INFORMATION SHOWN ::
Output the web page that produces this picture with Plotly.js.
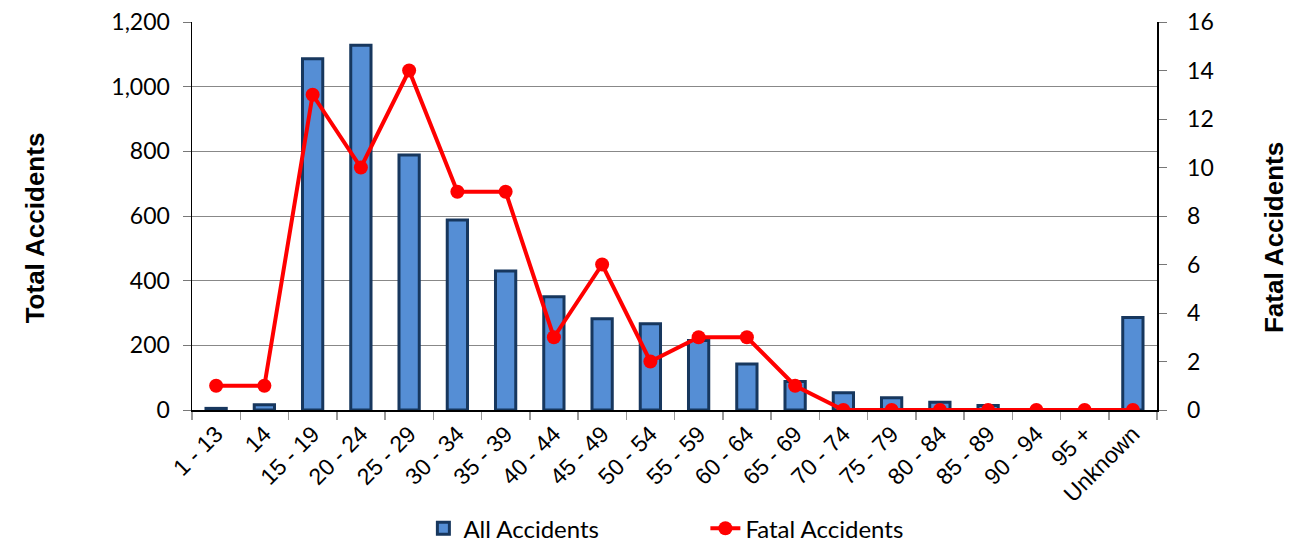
<!DOCTYPE html>
<html>
<head>
<meta charset="utf-8">
<script src="https://cdn.plot.ly/plotly-3.0.1.min.js"></script>
<style>html,body{margin:0;padding:0;background:#fff;}#chart{width:1296px;height:545px;}</style>
</head>
<body>
<div id="chart"></div>
<script>
const categories = ["1 - 13","14","15 - 19","20 - 24","25 - 29","30 - 34","35 - 39","40 - 44","45 - 49","50 - 54","55 - 59","60 - 64","65 - 69","70 - 74","75 - 79","80 - 84","85 - 89","90 - 94","95 +","Unknown"];
const allAccidents = [5,16,1086,1128,789,588,430,350,282,267,215,142,88,53,38,24,14,0,0,286];
const fatalAccidents = [1,1,13,10,14,9,9,3,6,2,3,3,1,0,0,0,0,0,0,0];

const traces = [
  {
    type: 'bar', name: 'All Accidents', x: categories, y: allAccidents,
    marker: {color: '#558ED5', line: {color: '#17375E', width: 3}},
    width: 0.42, yaxis: 'y'
  },
  {
    type: 'scatter', mode: 'lines+markers', name: 'Fatal Accidents', x: categories, y: fatalAccidents,
    line: {color: '#FF0000', width: 4}, marker: {color: '#FF0000', size: 14},
    yaxis: 'y2'
  }
];

const layout = {
  width: 1296, height: 545,
  margin: {l: 192, r: 139, t: 22, b: 135},
  paper_bgcolor: '#fff', plot_bgcolor: '#fff',
  font: {family: 'Liberation Sans, Arial, sans-serif', size: 22, color: '#000'},
  showlegend: true,
  legend: {
    orientation: 'h', xref: 'paper', x: 0.532, xanchor: 'center',
    yref: 'container', y: 0.03, yanchor: 'middle',
    font: {family: 'Lato, Open Sans, sans-serif', size: 24, color: '#000'},
    entrywidth: 237, entrywidthmode: 'pixels', traceorder: 'normal'
  },
  xaxis: {
    type: 'category', range: [-0.5, 19.5], autorange: false, automargin: false,
    tickangle: -45, showline: true, linecolor: '#000', linewidth: 1.5,
    ticks: 'outside', tickson: 'boundaries', ticklen: 8, tickcolor: '#999', tickwidth: 1.5,
    showgrid: false, tickfont: {size: 23}, zeroline: false
  },
  yaxis: {
    range: [0, 1200], autorange: false, automargin: false, dtick: 200, tickformat: ',d',
    showline: true, linecolor: '#000', linewidth: 1.5,
    ticks: 'outside', ticklen: 8, tickcolor: '#777', showgrid: true, gridcolor: '#888', gridwidth: 1,
    zeroline: false, tickfont: {family: 'Lato, Open Sans, sans-serif', size: 23}, ticklabelstandoff: 8
  },
  yaxis2: {
    range: [0, 16], autorange: false, automargin: false, dtick: 2, overlaying: 'y', side: 'right',
    showline: true, linecolor: '#000', linewidth: 1.5,
    ticks: 'outside', ticklen: 8, tickcolor: '#777', showgrid: false, zeroline: false,
    tickfont: {family: 'Lato, Open Sans, sans-serif', size: 23}, ticklabelstandoff: 16
  },
  annotations: [
    {text: '<b>Total Accidents</b>', xref: 'paper', yref: 'paper', x: -0.163, y: 0.47,
     xanchor: 'center', yanchor: 'middle', textangle: -90, showarrow: false, font: {size: 26}},
    {text: '<b>Fatal Accidents</b>', xref: 'paper', yref: 'paper', x: 1.122, y: 0.445,
     xanchor: 'center', yanchor: 'middle', textangle: -90, showarrow: false, font: {size: 26}}
  ]
};

Plotly.newPlot('chart', traces, layout, {staticPlot: true});
</script>
</body>
</html>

WHAT IS EXPECTED :: Working from the lines above, reproduce the material exactly and exclude its pictures.

RESPONSE TO THE EXERCISE ::
Output the web page that produces this picture with Plotly.js.
<!DOCTYPE html>
<html>
<head>
<meta charset="utf-8">
<script src="https://cdn.plot.ly/plotly-3.0.1.min.js"></script>
<style>html,body{margin:0;padding:0;background:#fff;}#chart{width:1296px;height:545px;}</style>
</head>
<body>
<div id="chart"></div>
<script>
const categories = ["1 - 13","14","15 - 19","20 - 24","25 - 29","30 - 34","35 - 39","40 - 44","45 - 49","50 - 54","55 - 59","60 - 64","65 - 69","70 - 74","75 - 79","80 - 84","85 - 89","90 - 94","95 +","Unknown"];
const allAccidents = [5,16,1086,1128,789,588,430,350,282,267,215,142,88,53,38,24,14,0,0,286];
const fatalAccidents = [1,1,13,10,14,9,9,3,6,2,3,3,1,0,0,0,0,0,0,0];

const traces = [
  {
    type: 'bar', name: 'All Accidents', x: categories, y: allAccidents,
    marker: {color: '#558ED5', line: {color: '#17375E', width: 3}},
    width: 0.42, yaxis: 'y'
  },
  {
    type: 'scatter', mode: 'lines+markers', name: 'Fatal Accidents', x: categories, y: fatalAccidents,
    line: {color: '#FF0000', width: 4}, marker: {color: '#FF0000', size: 14},
    yaxis: 'y2'
  }
];

const layout = {
  width: 1296, height: 545,
  margin: {l: 192, r: 139, t: 22, b: 135},
  paper_bgcolor: '#fff', plot_bgcolor: '#fff',
  font: {family: 'Liberation Sans, Arial, sans-serif', size: 22, color: '#000'},
  showlegend: true,
  legend: {
    orientation: 'h', xref: 'paper', x: 0.532, xanchor: 'center',
    yref: 'container', y: 0.03, yanchor: 'middle',
    font: {family: 'Lato, Open Sans, sans-serif', size: 24, color: '#000'},
    entrywidth: 237, entrywidthmode: 'pixels', traceorder: 'normal'
  },
  xaxis: {
    type: 'category', range: [-0.5, 19.5], autorange: false, automargin: false,
    tickangle: -45, showline: true, linecolor: '#000', linewidth: 1.5,
    ticks: 'outside', tickson: 'boundaries', ticklen: 8, tickcolor: '#999', tickwidth: 1.5,
    showgrid: false, tickfont: {size: 23}, zeroline: false
  },
  yaxis: {
    range: [0, 1200], autorange: false, automargin: false, dtick: 200, tickformat: ',d',
    showline: true, linecolor: '#000', linewidth: 1.5,
    ticks: 'outside', ticklen: 8, tickcolor: '#777', showgrid: true, gridcolor: '#888', gridwidth: 1,
    zeroline: false, tickfont: {family: 'Lato, Open Sans, sans-serif', size: 23}, ticklabelstandoff: 8
  },
  yaxis2: {
    range: [0, 16], autorange: false, automargin: false, dtick: 2, overlaying: 'y', side: 'right',
    showline: true, linecolor: '#000', linewidth: 1.5,
    ticks: 'outside', ticklen: 8, tickcolor: '#777', showgrid: false, zeroline: false,
    tickfont: {family: 'Lato, Open Sans, sans-serif', size: 23}, ticklabelstandoff: 16
  },
  annotations: [
    {text: '<b>Total Accidents</b>', xref: 'paper', yref: 'paper', x: -0.163, y: 0.47,
     xanchor: 'center', yanchor: 'middle', textangle: -90, showarrow: false, font: {size: 26}},
    {text: '<b>Fatal Accidents</b>', xref: 'paper', yref: 'paper', x: 1.122, y: 0.445,
     xanchor: 'center', yanchor: 'middle', textangle: -90, showarrow: false, font: {size: 26}}
  ]
};

Plotly.newPlot('chart', traces, layout, {staticPlot: true});
</script>
</body>
</html>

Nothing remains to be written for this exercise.